Bonyad Mostazafan, or the “Foundation of the Oppressed”, is believed to control assets worth billions. A 2008 report estimated that it represented 10 per cent of Iran’s entire GDP. Its presence in the port comes via its ownership of Sina Port and Marine Services Development Co.

Satellite photos analyzed by the Associated Press show the epicenter of Saturday’s explosion struck just next to Sina’s terminal at the port, shredding the facility and the containers stacked nearby.

While China buys Iran’s oil, China sends Iran sodium perchlorate, a precursor chemical to make solid rocket fuel. You know: those rockets. Sodium perchlorate is a hazardous substance that can cause fires or explosions.

The Financial Times in January first reported that two loads of sodium perchlorate were coming to Iran from China. Tracking data showed that one of the ships identified as carrying the load was near Shahid Rajaei in recent weeks. The private security firm Ambrey separately said that the port received the sodium perchlorate, which is described as a white, sand-like solid […]

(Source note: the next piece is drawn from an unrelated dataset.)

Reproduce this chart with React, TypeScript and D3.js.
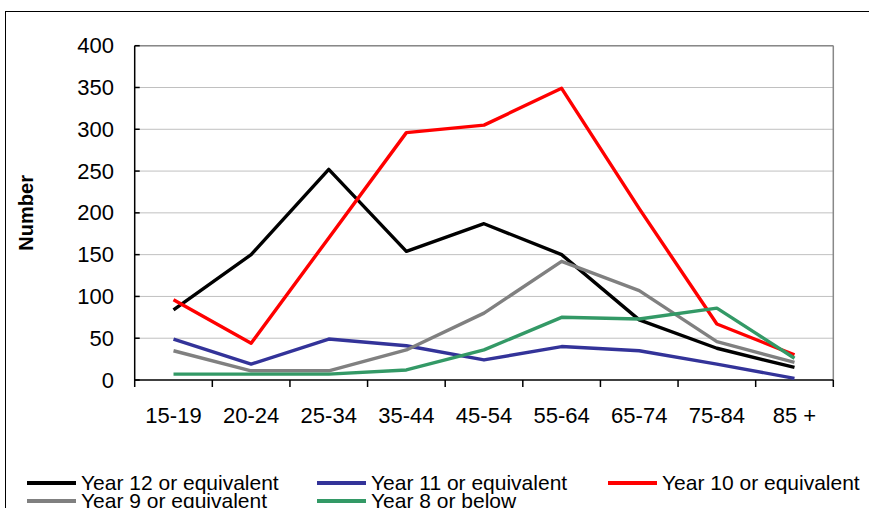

A reddish cloud could be seen in surveillance camera footage before the blast Saturday. That suggests a chemical compound like ammonia being involved in the blast, like the 2020 Beirut port explosion, in which ammonium nitrate caught fire and exploded.

That cloud also resembled one seen in footage from a 1988 massive explosion in Nevada at the PEPCON plant that killed two people and injured hundreds. PEPCON, or the Pacific Engineering and Production Company of Nevada, made rocket fuel for NASA and had accumulated ammonium perchlorate that went unused after the Challenger disaster, leading to the blast.

Similar reddish smoke could be seen just before a 2013 explosion at a Texas fertilizer plant filled with ammonium nitrate that killed 15 people.

So, where does this leave the Iranian regime? Not just economically crippled, but increasingly isolated. Russia is bogged down in Ukraine. China, thanks to Donald Trump’s economic warfare, is less inclined to keep propping up the Ayatollahs.

Well [China] could help: they have the capacity to help, but China right now has been basically backed into a corner by the US. The US administration basically told the Chinese, “Hey you want access to our markets you got to pay, and you got to come to the table and play ball on the geopolitical stage based on our rules, if you want us to bring down the tariffs.” Make no mistake about it the Chinese need the US market now. Its leadership must choose negotiation or collapse. Not a good time for China to piss off America. They’re trying to cool the jets, not make America angrier. So China isn’t going to help Iran right now at all.

If anyone wanted to bring down the Islamic regime in Iran, they couldn’t have asked for a better target to just happen to explode than the port. Oh, dearie, dearie me.